Now that they are in the domestic surveillance game, they have contradictory interests. They were originally intended to jointly ensure the security of U.S. interests while breaking the security of everyone else. So it made sense to advocate improved crypto for, say, U.S. businesses, because that would benefit the U.S. in general by preventing the intelligence agencies of other countries from stealing U.S. corporate secrets.


To take it further, I suppose they want to protect US citizens, companies and government from crypto attacks while using US laws to snoop on them easily. That way, they prevent foreign threats by making it very hard for everyone to break any system in the US. And on the other hand, they can still read everything by issuing subpoenas to any company and ISP they feel like (with borderline constitutional legality in some cases).


Breaking crypto is the hard way to get information. Way easier to get it at one of the endpoints. (Industry lingo would say: attack data at rest, not data in transit.)
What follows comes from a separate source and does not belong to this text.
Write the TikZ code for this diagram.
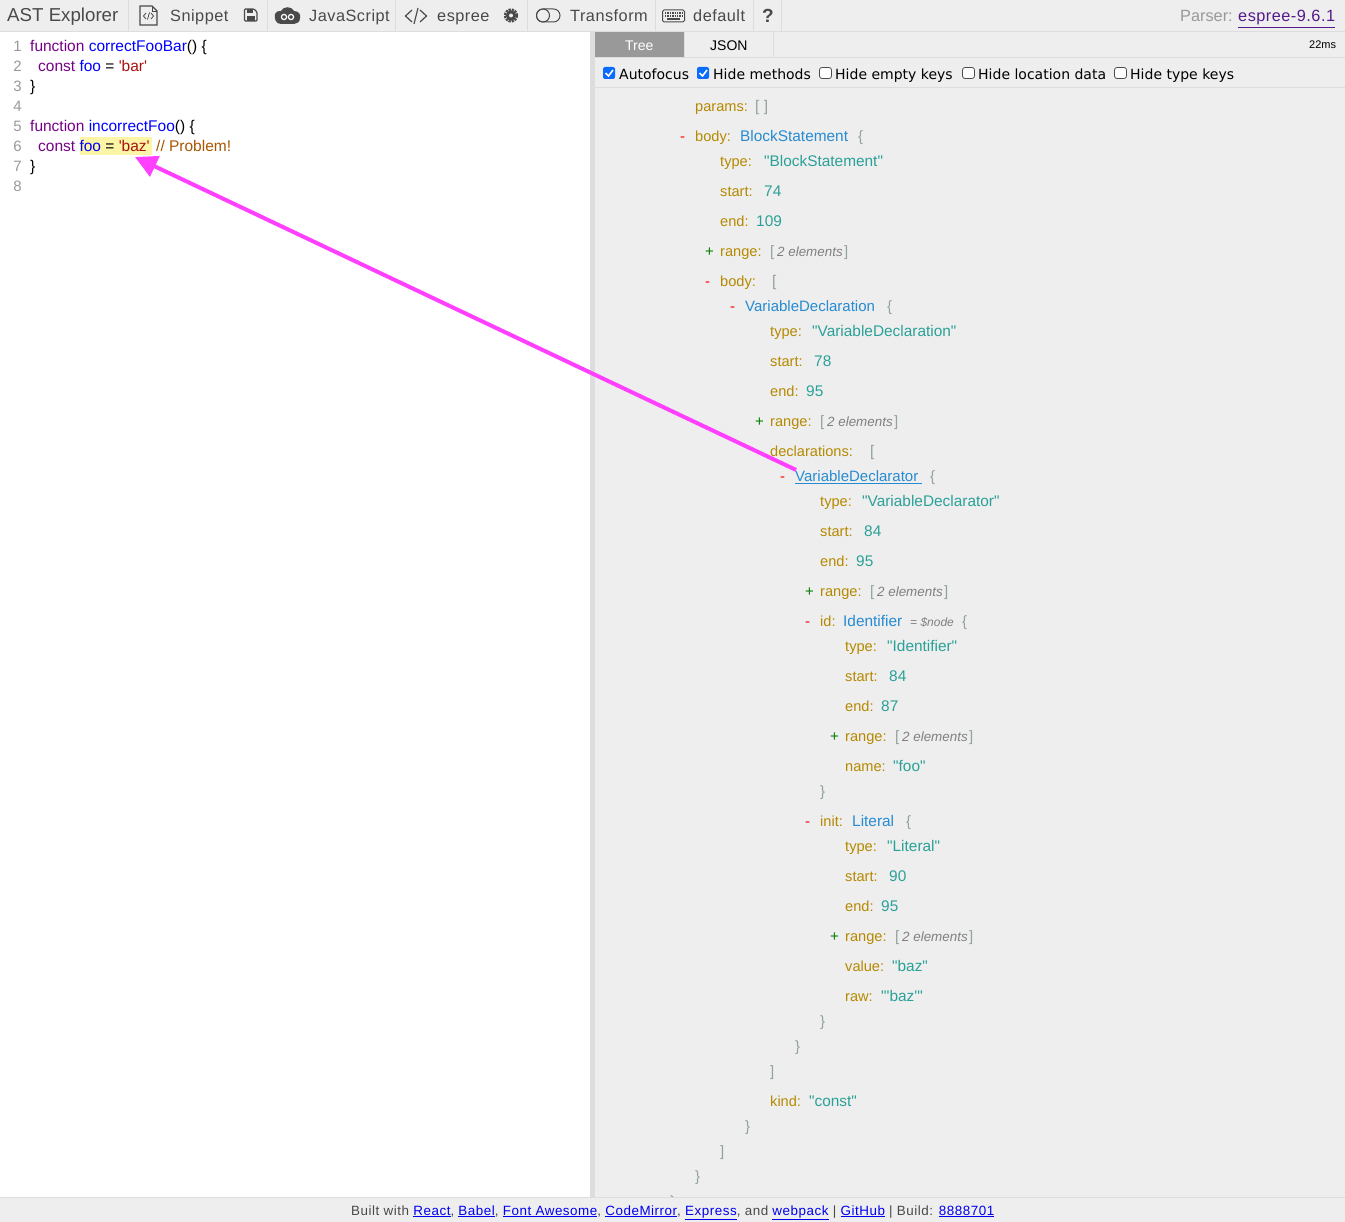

Poison RNGs, get backdoors into the biggest services and software, and you have the majority of what you could need with almost no computing power.


Because the NSA's task is twofold: protect US govt interests by conducting SIGINT on foreign govts, and protect US govt interest by keeping US company trade secrets and infrastructure secure.

Worse than the NSA being unable to break network traffic is foreign govts being able to break US network traffic.